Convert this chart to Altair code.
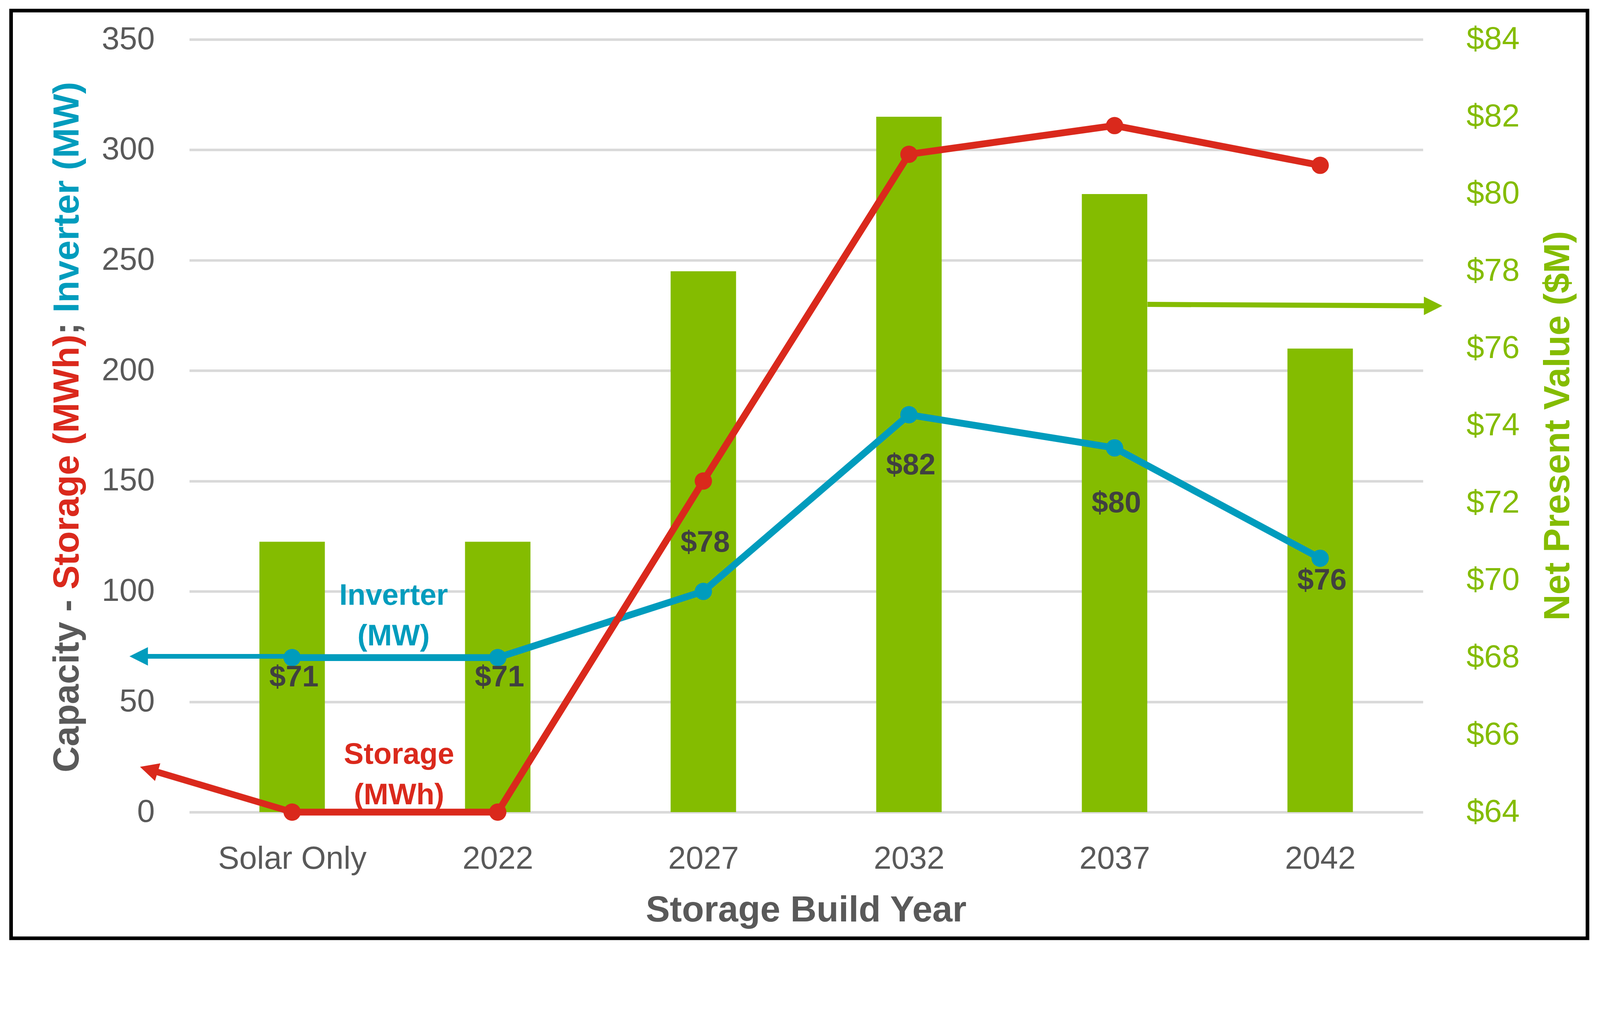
import altair as alt
import pandas as pd

# ---------------- data ----------------
categories = ["Solar Only", "2022", "2027", "2032", "2037", "2042"]
storage_mwh = [0, 0, 150, 298, 311, 293]
inverter_mw = [70, 70, 100, 180, 165, 115]
npv_musd = [71, 71, 78, 82, 80, 76]
npv_labels = ["$71", "$71", "$78", "$82", "$80", "$76"]
# where each NPV data label sits, in left-axis units (labels were placed by hand in the original)
npv_label_anchor = [61, 61, 122, 157, 140, 105]
left_ticks = [0, 50, 100, 150, 200, 250, 300, 350]
right_ticks = [64, 66, 68, 70, 72, 74, 76, 78, 80, 82, 84]

df = pd.DataFrame({
    "cat": categories,
    "storage": storage_mwh,
    "inverter": inverter_mw,
    "npv": npv_musd,
    "lab": npv_labels,
    "lab_pos": npv_label_anchor,
})
dummy = pd.DataFrame({"d": [0]})

# ---------------- style ----------------
W, H = 3412, 2138
GREEN = "#84BC00"
RED = "#DA291C"
BLUE = "#009CBD"
GRAY = "#595959"
DARK = "#404040"
FONT = "Liberation Sans"

x_enc = alt.X(
    "cat:N",
    sort=categories,
    scale=alt.Scale(type="point", padding=0.5),
    axis=alt.Axis(
        title=None, domain=False, ticks=False, labelFont=FONT, labelFontSize=88,
        labelColor=GRAY, labelPadding=86, labelAngle=0, labelLimit=2000,
    ),
)

yl_scale = alt.Scale(domain=[0, 350], nice=False, zero=True)
left_axis = alt.Axis(
    title=None, values=left_ticks, domain=False, ticks=False, grid=True,
    gridColor="#D9D9D9", gridWidth=7, labelFont=FONT, labelFontSize=88,
    labelColor=GRAY, labelPadding=96, orient="left",
)

bars = alt.Chart(df).mark_bar(color=GREEN, size=181).encode(
    x=x_enc,
    y=alt.Y(
        "npv:Q",
        scale=alt.Scale(domain=[64, 84], nice=False, zero=False),
        axis=alt.Axis(
            title=None, values=right_ticks, orient="right", domain=False, ticks=False,
            grid=False, labelFont=FONT, labelFontSize=88, labelColor=GREEN,
            labelPadding=120, labelExpr="'$' + datum.value",
        ),
    ),
    y2=alt.datum(64),
)


def ly(field):
    return alt.Y(field, type="quantitative", scale=yl_scale, axis=left_axis)


inv_line = alt.Chart(df).mark_line(color=BLUE, strokeWidth=19).encode(x=x_enc, y=ly("inverter"))
inv_pts = alt.Chart(df).mark_circle(color=BLUE, size=2300, opacity=1).encode(x=x_enc, y=ly("inverter"))
sto_line = alt.Chart(df).mark_line(color=RED, strokeWidth=19).encode(x=x_enc, y=ly("storage"))
sto_pts = alt.Chart(df).mark_circle(color=RED, size=2300, opacity=1).encode(x=x_enc, y=ly("storage"))
npv_text = alt.Chart(df).mark_text(
    font=FONT, fontSize=82, fontWeight="bold", color=DARK, baseline="middle", dx=5
).encode(x=x_enc, y=ly("lab_pos"), text="lab:N")


def txt(s, x, y, color, size, angle=0, align="center", baseline="middle", weight="bold"):
    kw = dict(text=s, font=FONT, fontSize=size, fontWeight=weight, color=color,
              align=align, baseline=baseline)
    if angle:
        kw["angle"] = angle
    return alt.Chart(dummy).mark_text(**kw).encode(x=alt.value(x), y=alt.value(y))


def seg(color, width, x1, y1, x2, y2):
    return alt.Chart(dummy).mark_rule(color=color, strokeWidth=width).encode(
        x=alt.value(x1), x2=alt.value(x2), y=alt.value(y1), y2=alt.value(y2)
    )


def head(color, x, y, angle=0):
    kw = dict(shape="M-1,0L1,-1L1,1Z", filled=True, size=2601, color=color, opacity=1,
              strokeWidth=0)
    if angle:
        kw["angle"] = angle
    return alt.Chart(dummy).mark_point(**kw).encode(x=alt.value(x), y=alt.value(y))


arrows = [
    seg(BLUE, 13, 285, 1707, -140, 1707),
    head(BLUE, -140, 1707),
    seg(RED, 18, 285, 2138, -112, 2020),
    head(RED, -112, 2020, 16.8),
    seg(GREEN, 14, 2650, 733, 3440, 737),
    head(GREEN, 3440, 737, 180),
]
texts = [
    txt("Inverter", 565, 1564, BLUE, 82, baseline="alphabetic"),
    txt("(MW)", 565, 1677, BLUE, 82, baseline="alphabetic"),
    txt("Storage", 580, 2004, RED, 82, baseline="alphabetic"),
    txt("(MWh)", 580, 2116, RED, 82, baseline="alphabetic"),
    # left title (multi-coloured)
    txt("Capacity -", -337, 2028, GRAY, 100, angle=270, align="left"),
    txt("Storage (MWh)", -337, 1522, RED, 100, angle=270, align="left"),
    txt(";", -337, 817, GRAY, 100, angle=270, align="left"),
    txt("Inverter (MW)", -337, 756, BLUE, 100, angle=270, align="left"),
    # right title
    txt("Net Present Value ($M)", 3786, 1069, GREEN, 100, angle=270),
    # x title
    txt("Storage Build Year", 1706, 2440, GRAY, 100, baseline="alphabetic"),
    # outer frame
    alt.Chart(dummy).mark_rect(fill="transparent", stroke="black", strokeWidth=10).encode(
        x=alt.value(-493), x2=alt.value(3867), y=alt.value(-80), y2=alt.value(2487)
    ),
]

left_group = alt.layer(inv_line, *arrows, inv_pts, sto_line, sto_pts, npv_text, *texts)

chart = (
    alt.layer(bars, left_group)
    .resolve_scale(y="independent")
    .properties(
        width=W,
        height=H,
        padding={"left": 515, "top": 0, "right": 481, "bottom": 365},
        autosize=alt.AutoSizeParams(type="none"),
        background="white",
    )
    .configure_view(strokeWidth=0)
)

chart.save("out.html", embed_options={"renderer": "svg", "actions": False})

→ PROBLEM STATEMENT: In this exercise, set down all of the data exactly, without the pictures.

→ ANSWER TO THE PROBLEM:
Convert this chart to Altair code.
import altair as alt
import pandas as pd

# ---------------- data ----------------
categories = ["Solar Only", "2022", "2027", "2032", "2037", "2042"]
storage_mwh = [0, 0, 150, 298, 311, 293]
inverter_mw = [70, 70, 100, 180, 165, 115]
npv_musd = [71, 71, 78, 82, 80, 76]
npv_labels = ["$71", "$71", "$78", "$82", "$80", "$76"]
# where each NPV data label sits, in left-axis units (labels were placed by hand in the original)
npv_label_anchor = [61, 61, 122, 157, 140, 105]
left_ticks = [0, 50, 100, 150, 200, 250, 300, 350]
right_ticks = [64, 66, 68, 70, 72, 74, 76, 78, 80, 82, 84]

df = pd.DataFrame({
    "cat": categories,
    "storage": storage_mwh,
    "inverter": inverter_mw,
    "npv": npv_musd,
    "lab": npv_labels,
    "lab_pos": npv_label_anchor,
})
dummy = pd.DataFrame({"d": [0]})

# ---------------- style ----------------
W, H = 3412, 2138
GREEN = "#84BC00"
RED = "#DA291C"
BLUE = "#009CBD"
GRAY = "#595959"
DARK = "#404040"
FONT = "Liberation Sans"

x_enc = alt.X(
    "cat:N",
    sort=categories,
    scale=alt.Scale(type="point", padding=0.5),
    axis=alt.Axis(
        title=None, domain=False, ticks=False, labelFont=FONT, labelFontSize=88,
        labelColor=GRAY, labelPadding=86, labelAngle=0, labelLimit=2000,
    ),
)

yl_scale = alt.Scale(domain=[0, 350], nice=False, zero=True)
left_axis = alt.Axis(
    title=None, values=left_ticks, domain=False, ticks=False, grid=True,
    gridColor="#D9D9D9", gridWidth=7, labelFont=FONT, labelFontSize=88,
    labelColor=GRAY, labelPadding=96, orient="left",
)

bars = alt.Chart(df).mark_bar(color=GREEN, size=181).encode(
    x=x_enc,
    y=alt.Y(
        "npv:Q",
        scale=alt.Scale(domain=[64, 84], nice=False, zero=False),
        axis=alt.Axis(
            title=None, values=right_ticks, orient="right", domain=False, ticks=False,
            grid=False, labelFont=FONT, labelFontSize=88, labelColor=GREEN,
            labelPadding=120, labelExpr="'$' + datum.value",
        ),
    ),
    y2=alt.datum(64),
)


def ly(field):
    return alt.Y(field, type="quantitative", scale=yl_scale, axis=left_axis)


inv_line = alt.Chart(df).mark_line(color=BLUE, strokeWidth=19).encode(x=x_enc, y=ly("inverter"))
inv_pts = alt.Chart(df).mark_circle(color=BLUE, size=2300, opacity=1).encode(x=x_enc, y=ly("inverter"))
sto_line = alt.Chart(df).mark_line(color=RED, strokeWidth=19).encode(x=x_enc, y=ly("storage"))
sto_pts = alt.Chart(df).mark_circle(color=RED, size=2300, opacity=1).encode(x=x_enc, y=ly("storage"))
npv_text = alt.Chart(df).mark_text(
    font=FONT, fontSize=82, fontWeight="bold", color=DARK, baseline="middle", dx=5
).encode(x=x_enc, y=ly("lab_pos"), text="lab:N")


def txt(s, x, y, color, size, angle=0, align="center", baseline="middle", weight="bold"):
    kw = dict(text=s, font=FONT, fontSize=size, fontWeight=weight, color=color,
              align=align, baseline=baseline)
    if angle:
        kw["angle"] = angle
    return alt.Chart(dummy).mark_text(**kw).encode(x=alt.value(x), y=alt.value(y))


def seg(color, width, x1, y1, x2, y2):
    return alt.Chart(dummy).mark_rule(color=color, strokeWidth=width).encode(
        x=alt.value(x1), x2=alt.value(x2), y=alt.value(y1), y2=alt.value(y2)
    )


def head(color, x, y, angle=0):
    kw = dict(shape="M-1,0L1,-1L1,1Z", filled=True, size=2601, color=color, opacity=1,
              strokeWidth=0)
    if angle:
        kw["angle"] = angle
    return alt.Chart(dummy).mark_point(**kw).encode(x=alt.value(x), y=alt.value(y))


arrows = [
    seg(BLUE, 13, 285, 1707, -140, 1707),
    head(BLUE, -140, 1707),
    seg(RED, 18, 285, 2138, -112, 2020),
    head(RED, -112, 2020, 16.8),
    seg(GREEN, 14, 2650, 733, 3440, 737),
    head(GREEN, 3440, 737, 180),
]
texts = [
    txt("Inverter", 565, 1564, BLUE, 82, baseline="alphabetic"),
    txt("(MW)", 565, 1677, BLUE, 82, baseline="alphabetic"),
    txt("Storage", 580, 2004, RED, 82, baseline="alphabetic"),
    txt("(MWh)", 580, 2116, RED, 82, baseline="alphabetic"),
    # left title (multi-coloured)
    txt("Capacity -", -337, 2028, GRAY, 100, angle=270, align="left"),
    txt("Storage (MWh)", -337, 1522, RED, 100, angle=270, align="left"),
    txt(";", -337, 817, GRAY, 100, angle=270, align="left"),
    txt("Inverter (MW)", -337, 756, BLUE, 100, angle=270, align="left"),
    # right title
    txt("Net Present Value ($M)", 3786, 1069, GREEN, 100, angle=270),
    # x title
    txt("Storage Build Year", 1706, 2440, GRAY, 100, baseline="alphabetic"),
    # outer frame
    alt.Chart(dummy).mark_rect(fill="transparent", stroke="black", strokeWidth=10).encode(
        x=alt.value(-493), x2=alt.value(3867), y=alt.value(-80), y2=alt.value(2487)
    ),
]

left_group = alt.layer(inv_line, *arrows, inv_pts, sto_line, sto_pts, npv_text, *texts)

chart = (
    alt.layer(bars, left_group)
    .resolve_scale(y="independent")
    .properties(
        width=W,
        height=H,
        padding={"left": 515, "top": 0, "right": 481, "bottom": 365},
        autosize=alt.AutoSizeParams(type="none"),
        background="white",
    )
    .configure_view(strokeWidth=0)
)

chart.save("out.html", embed_options={"renderer": "svg", "actions": False})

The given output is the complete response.